I do believe that Afghanistan will never recover, India or China are going to exploit the nation for it's resources and leave nothing for the people there. Maybe either of those nations will run the Taliban out, but it won't be anytime soon.
That's an interesting perspective, thanks for sharing it.
It's only my perspective from what I saw around the Parwan Province of Afghanistan.
If there's one thing the US will do, it's get you hooked on drugs. You can be an army vet or a small country and it's just the same.
That, and stabbing the rail workers union in the back.
Actually, most of them ended up getting their sick days anyway in the end, due to the combined efforts of Biden and Bernie: http://www.ibew.org/media-center/Articles/23Daily/2306/230620_IBEWandPaid
Holy shit, I guess I missed that news because of the reddit debacle.

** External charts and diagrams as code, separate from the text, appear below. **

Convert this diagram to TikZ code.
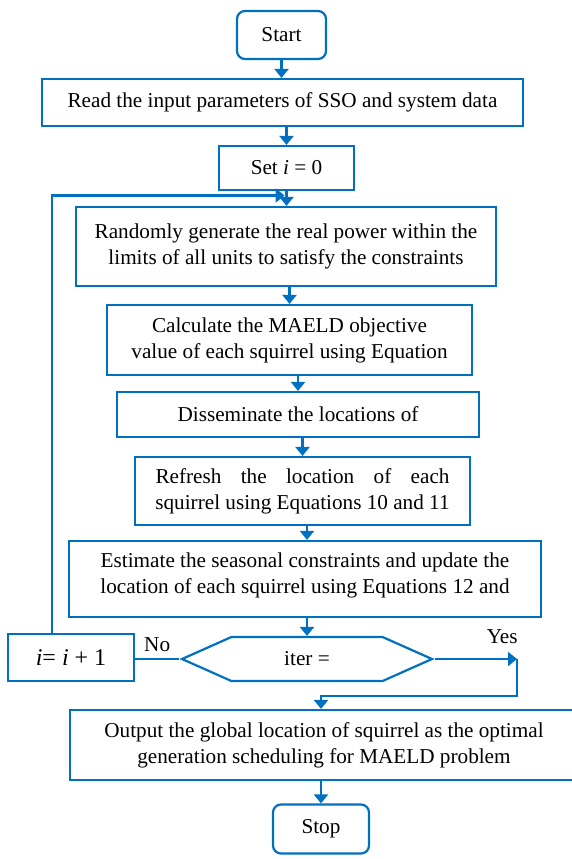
\documentclass[tikz,border=0pt]{standalone}
\usepackage{fontspec}
\setmainfont{Liberation Serif}
\usetikzlibrary{arrows.meta,shapes.symbols}
\definecolor{flowblue}{RGB}{0,112,192}

\begin{document}
\begin{tikzpicture}[x=0.5pt,y=-0.5pt,font=\fontsize{10.6}{13}\selectfont,
  box/.style={draw=flowblue,line width=1.1pt,align=center,inner sep=0pt},
  term/.style={box,rounded corners=4pt},
  test/.style={box,shape=signal,signal to=west and east,signal pointer angle=48},
  flow/.style={draw=flowblue,line width=1.1pt,-{Triangle[length=4.5pt,width=7pt]}},
  link/.style={draw=flowblue,line width=1.1pt},
  tag/.style={inner sep=1pt}]

\useasboundingbox (0,0) rectangle (572,859);

\node[term,minimum width= 44.5pt,minimum height=24  pt] (Start)    at (281.5, 35  ) {Start};
\node[box, minimum width=240.5pt,minimum height=23.5pt] (ReadData) at (282.5,102.5) {Read the input parameters of SSO and system data};
\node[box, minimum width= 67.5pt,minimum height=22  pt] (SetI)     at (286.5,168  ) {Set \textit{i} = 0};
\node[box, minimum width=210  pt,minimum height=39.5pt] (Random)   at (286  ,246.5) {Randomly generate the real power within the\\ limits of all units to satisfy the constraints};
\node[box, minimum width=182.5pt,minimum height=35  pt] (Calc)     at (289.5,340  ) {Calculate the MAELD objective\\ value of each squirrel using Equation};
\node[box, minimum width=181  pt,minimum height=22.5pt] (Spread)   at (298  ,414.5) {Disseminate the locations of};
\node[box, minimum width=167.5pt,minimum height=34  pt] (Refresh)  at (302.5,491  ) {\hbox to 147pt{Refresh\hfill the\hfill location\hfill of\hfill each}\\ squirrel using Equations 10 and 11};
\node[box, minimum width=236  pt,minimum height=38  pt,text depth=6pt]
                                                        (Season)   at (305  ,579  ) {Estimate the seasonal constraints and update the\\ location of each squirrel using Equations 12 and};
\node[test,minimum width=125  pt,minimum height=22  pt] (Check)    at (307  ,659  ) {iter =};
\node[box, minimum width= 63  pt,minimum height=23.5pt,font=\fontsize{12}{14}\selectfont]
                                                        (IncI)     at ( 71  ,657.5) {\textit{i}= \textit{i} + 1};
\node[box, minimum width=254  pt,minimum height=35  pt] (Output)   at (324  ,745  ) {Output the global location of squirrel as the optimal\\ generation scheduling for MAELD problem};
\node[term,minimum width= 48  pt,minimum height=24.5pt] (Stop)     at (321  ,829  ) {Stop};

\coordinate (LoopTop) at ( 52,195.5);
\coordinate (YesEnd)  at (517,659  );
\coordinate (YesDown) at (517,696  );

\draw[flow] (Start) -- (Start |- ReadData.north);
\draw[flow] (ReadData.south -| SetI) -- (SetI.north);
\draw[flow] (SetI.south) -- (SetI.south |- Random.north);
\draw[flow] (Random.south -| Calc) -- (Calc.north);
\draw[flow] (Calc.south -| Spread) -- (Spread.north);
\draw[flow] (Spread.south -| Refresh) -- (Refresh.north);
\draw[flow] (Refresh.south -| Check) -- (Season.north -| Check);
\draw[flow] (Season.south -| Check) -- (Check.north);

% no: back to the top of the loop
\draw[link] (Check.west) -- (Check.west -| IncI.east) node[tag,midway,above=2pt] {No};
\draw[flow] (IncI.north -| LoopTop) -- (LoopTop) -- ([xshift=-1pt]LoopTop -| SetI.south);

% yes: leave the loop
\draw[flow] (Check.east) -- (YesEnd) node[tag,pos=0.82,above=6pt] {Yes};
\draw[flow] (YesEnd) -- (YesDown) -- (YesDown -| Stop) -- (Output.north -| Stop);
\draw[flow] (Output.south -| Stop) -- (Stop.north);
\end{tikzpicture}
\end{document}
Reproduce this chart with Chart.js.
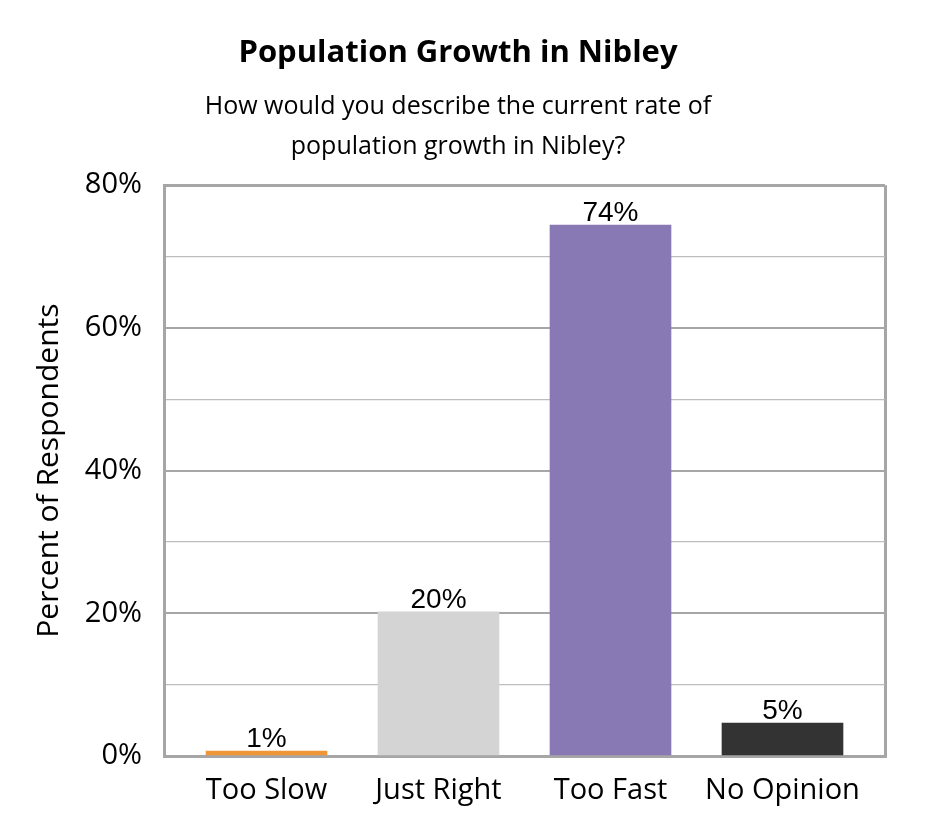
<!DOCTYPE html>
<html>
<head>
<meta charset="utf-8">
<script src="https://cdn.jsdelivr.net/npm/chart.js@4/dist/chart.umd.min.js"></script>
<style>
  html, body { margin: 0; padding: 0; background: #fff; }
  #wrap { width: 945px; height: 840px; }
</style>
</head>
<body>
<div id="wrap"><canvas id="c" width="945" height="840"></canvas></div>
<script>
// -- data --
const categories = ['Too Slow', 'Just Right', 'Too Fast', 'No Opinion']
const percents = [0.7, 20.2, 74.4, 4.6]
const barColors = ['#EF9636', '#D4D4D4', '#8879B5', '#333333']
const yTicks = [0, 20, 40, 60, 80]

const FONT = '"Open Sans", sans-serif'
const frameColor = '#A6A6A6'

// x is linear so the frame can sit a little outside the outer bars, like the original
const xMin = -0.596
const xMax = 3.596

// value labels above each bar
const barLabels = {
  id: 'barLabels',
  afterDatasetsDraw(chart) {
    const ctx = chart.ctx
    const meta = chart.getDatasetMeta(0)
    ctx.save()
    ctx.font = '28px "Liberation Sans", Arial, sans-serif'
    ctx.fillStyle = '#000'
    ctx.textAlign = 'center'
    ctx.textBaseline = 'alphabetic'
    meta.data.forEach((bar, i) => {
      ctx.fillText(Math.round(percents[i]) + '%', bar.x, bar.y - 4)
    })
    ctx.restore()
  }
}

new Chart(document.getElementById('c'), {
  type: 'bar',
  data: {
    datasets: [{
      data: percents.map((v, i) => ({ x: i, y: v })),
      backgroundColor: barColors,
      borderWidth: 0,
      barThickness: 121
    }]
  },
  options: {
    responsive: false,
    animation: false,
    devicePixelRatio: 1,
    layout: { padding: { left: 31, right: 60, top: 0, bottom: 20 } },
    plugins: {
      legend: { display: false },
      tooltip: { enabled: false },
      title: {
        display: true,
        text: 'Population Growth in Nibley',
        color: '#000',
        font: { family: FONT, size: 31, weight: 'bold', lineHeight: 1.2 },
        padding: { top: 35, bottom: 15 }
      },
      subtitle: {
        display: true,
        text: ['How would you describe the current rate of', 'population growth in Nibley?'],
        color: '#000',
        font: { family: FONT, size: 25, lineHeight: 1.6 },
        padding: { top: 0, bottom: 18 }
      }
    },
    scales: {
      x: {
        type: 'linear',
        offset: false,
        bounds: 'data',
        min: xMin,
        max: xMax,
        afterBuildTicks: s => {
          s.min = xMin
          s.max = xMax
          s.ticks = [xMin, 0, 1, 2, 3, xMax].map(v => ({ value: v }))
        },
        afterFit: s => { s.height = 64 },
        ticks: {
          autoSkip: false,
          maxRotation: 0,
          padding: 17,
          color: '#000',
          font: { family: FONT, size: 29 },
          callback: v => Number.isInteger(v) ? categories[v] : ''
        },
        grid: {
          offset: false,
          drawTicks: false,
          color: c => (c.tick && c.tick.value === xMax) ? frameColor : 'rgba(0,0,0,0)',
          lineWidth: 3
        },
        border: { display: true, color: frameColor, width: 3 }
      },
      y: {
        min: 0,
        max: 80,
        afterBuildTicks: s => { s.ticks = [0, 10, 20, 30, 40, 50, 60, 70, 80].map(v => ({ value: v })) },
        afterFit: s => { s.width = 133 },
        ticks: {
          padding: 22,
          color: '#000',
          font: { family: FONT, size: 29 },
          callback: v => yTicks.includes(v) ? v + '%' : ''
        },
        grid: {
          drawTicks: false,
          color: c => c.tick.value % 20 === 0 ? frameColor : '#BDBDBD',
          lineWidth: c => c.tick.value === 80 ? 3 : (c.tick.value % 20 === 0 ? 2 : 1.2)
        },
        border: { display: true, color: frameColor, width: 3 },
        title: {
          display: true,
          text: 'Percent of Respondents',
          color: '#000',
          font: { family: FONT, size: 30 },
          padding: { top: 0, bottom: 0 }
        }
      }
    }
  },
  plugins: [barLabels]
})
</script>
</body>
</html>
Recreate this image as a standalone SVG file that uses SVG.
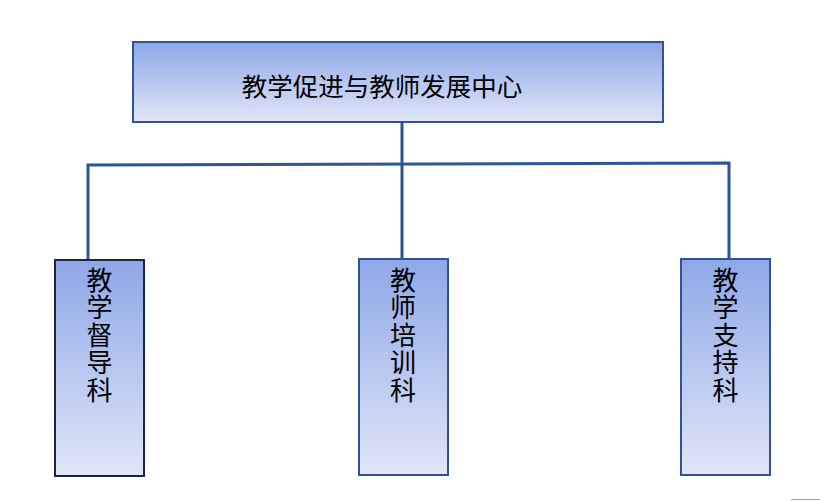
<svg xmlns="http://www.w3.org/2000/svg" width="820" height="501" viewBox="0 0 820 501">
<defs>
<linearGradient id="g" x1="0" y1="0" x2="0" y2="1">
<stop offset="0" stop-color="#8EA7E7"/>
<stop offset="1" stop-color="#E0E6F7"/>
</linearGradient>
<style>
.box{fill:url(#g);stroke:#2F5597;stroke-width:2}
.dark{stroke:#1B2642}
.t{font-family:"Noto Sans CJK SC","Liberation Sans",sans-serif;font-size:25.5px;fill:#000}
.v{font-family:"Noto Sans CJK SC","Liberation Sans",sans-serif;font-size:26px;fill:#000;writing-mode:vertical-rl;text-orientation:upright;letter-spacing:1.5px}
.c{fill:none;stroke:#2F5597;stroke-width:3}
</style>
</defs>
<rect width="820" height="501" fill="#fff"/>
<g id="connectors">
<line class="c" x1="402" y1="122" x2="402" y2="259"/>
<polyline class="c" points="88,260 88,165 729,163 729,259"/>
</g>
<g id="center">
<rect class="box" x="133" y="42" width="530" height="80"/>
<text class="t" x="382" y="96" text-anchor="middle">教学促进与教师发展中心</text>
</g>
<g id="dudao">
<rect class="box dark" x="55" y="260" width="89" height="216"/>
<text class="v" x="99.5" y="267">教学督导科</text>
</g>
<g id="peixun">
<rect class="box" x="359" y="259" width="89" height="216"/>
<text class="v" x="403" y="267">教师培训科</text>
</g>
<g id="zhichi">
<rect class="box" x="681" y="259" width="89" height="216"/>
<text class="v" x="725.5" y="267">教学支持科</text>
</g>
<line x1="791" y1="499.5" x2="820" y2="499.5" stroke="#A6A6A6" stroke-width="1"/>
</svg>
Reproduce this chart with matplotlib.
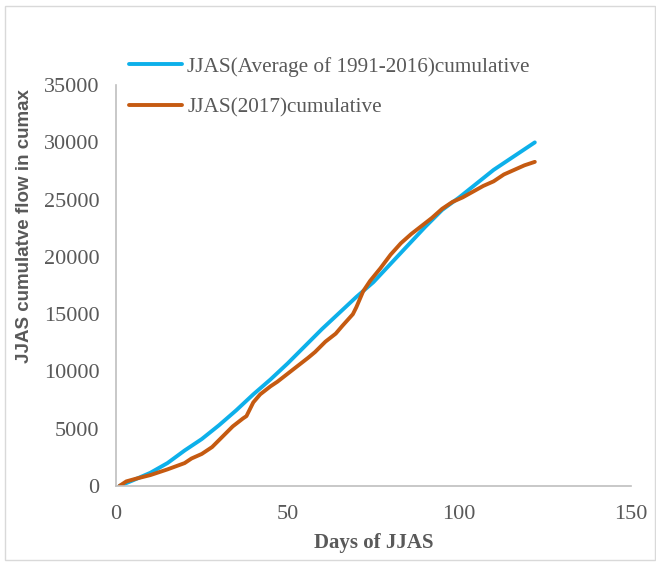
import numpy as np
import matplotlib.pyplot as plt
from matplotlib.patches import Rectangle

# dias y caudal acumulado
dias_media = [1, 5, 10, 15, 20, 25, 30, 35, 40, 45, 50, 55, 60, 65, 70, 75,
              80, 85, 90, 95, 100, 105, 110, 115, 120, 122]
media = [0, 500, 1150, 2000, 3100, 4100, 5300, 6600, 8000, 9300, 10700, 12200,
         13700, 15100, 16500, 17800, 19400, 21000, 22600, 24100, 25200, 26400,
         27600, 28600, 29600, 30000]

dias_2017 = [1, 3, 6, 10, 15, 20, 22, 25, 28, 31, 34, 37, 38, 40, 42, 45, 47, 50,
             53, 56, 58, 61, 64, 66, 69, 70, 72, 74, 77, 80, 83, 86, 89, 92, 95,
             98, 101, 104, 107, 110, 113, 116, 119, 122]
anio_2017 = [0, 400, 650, 950, 1450, 2000, 2400, 2800, 3400, 4300, 5200, 5900,
             6100, 7300, 8000, 8700, 9100, 9800, 10500, 11200, 11700, 12600, 13300,
             14000, 15000, 15600, 17000, 17900, 19000, 20200, 21200, 22000, 22700,
             23400, 24200, 24800, 25200, 25700, 26200, 26600, 27200, 27600, 28000,
             28300]

fig = plt.figure(figsize=(6.56, 5.63), dpi=100)
ax = fig.add_axes([0.1768, 0.1368, 0.785, 0.712])

ax.plot(dias_media, media, color='#0DB0EA', lw=2.8, solid_capstyle='round',
        label='JJAS(Average of 1991-2016)cumulative')
ax.plot(dias_2017, anio_2017, color='#C55A11', lw=2.8, solid_capstyle='round',
        label='JJAS(2017)cumulative')

ax.set_xlim(0, 150)
ax.set_ylim(0, 35000)
ax.set_xticks([0, 50, 100, 150])
ax.set_yticks(np.arange(0, 35001, 5000))
ax.tick_params(axis='y', length=0, labelsize=16, colors='#595959', pad=12)
ax.tick_params(axis='x', length=0, labelsize=16, colors='#595959', pad=14)
for lab in ax.get_xticklabels() + ax.get_yticklabels():
    lab.set_fontfamily('Liberation Serif')
for s in ['top', 'right']:
    ax.spines[s].set_visible(False)
for s in ['left', 'bottom']:
    ax.spines[s].set_color('#BFBFBF')
    ax.spines[s].set_linewidth(1.2)

ax.set_xlabel('Days of JJAS', fontfamily='Liberation Serif', fontweight='bold',
              fontsize=15, color='#595959', labelpad=6)
ax.set_ylabel('JJAS cumulatve flow in cumax', fontfamily='Liberation Sans',
              fontweight='bold', fontsize=13.5, color='#595959')
ax.yaxis.set_label_coords(-0.177, 0.648)
ax.yaxis.label.set_va('center')

leg = fig.legend(loc='upper left', bbox_to_anchor=(0.1966, 0.899), frameon=False,
                 prop={'family': 'Liberation Serif', 'size': 15.3},
                 labelcolor='#595959', handlelength=2.5, handletextpad=0.25,
                 labelspacing=1.0, borderpad=0, borderaxespad=0)

fig.patches.append(Rectangle((0.008, 0.005), 0.99, 0.985, transform=fig.transFigure,
                             fill=False, edgecolor='#D9D9D9', lw=1))

fig.savefig('out.png', dpi=100)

That's fabulous news.
If we weren't stuck in the two party system, we'd absolutely have a much better candidate.
We can stop pretending he's accomplished. Our nation is still extremely divided, and it's getting worse. Our economy is okay for the top 60%, but we still have insane opioid crisis, homeless crisis, housing crisis and the bottom 40% are not better off. They are fighting against inflation, while being told that they just need to suck up $5/gallon gas prices. Inflation seems to be getting under control more, and the Ukraine response was decent. He did okay.
But I'd hope we can do better than okay.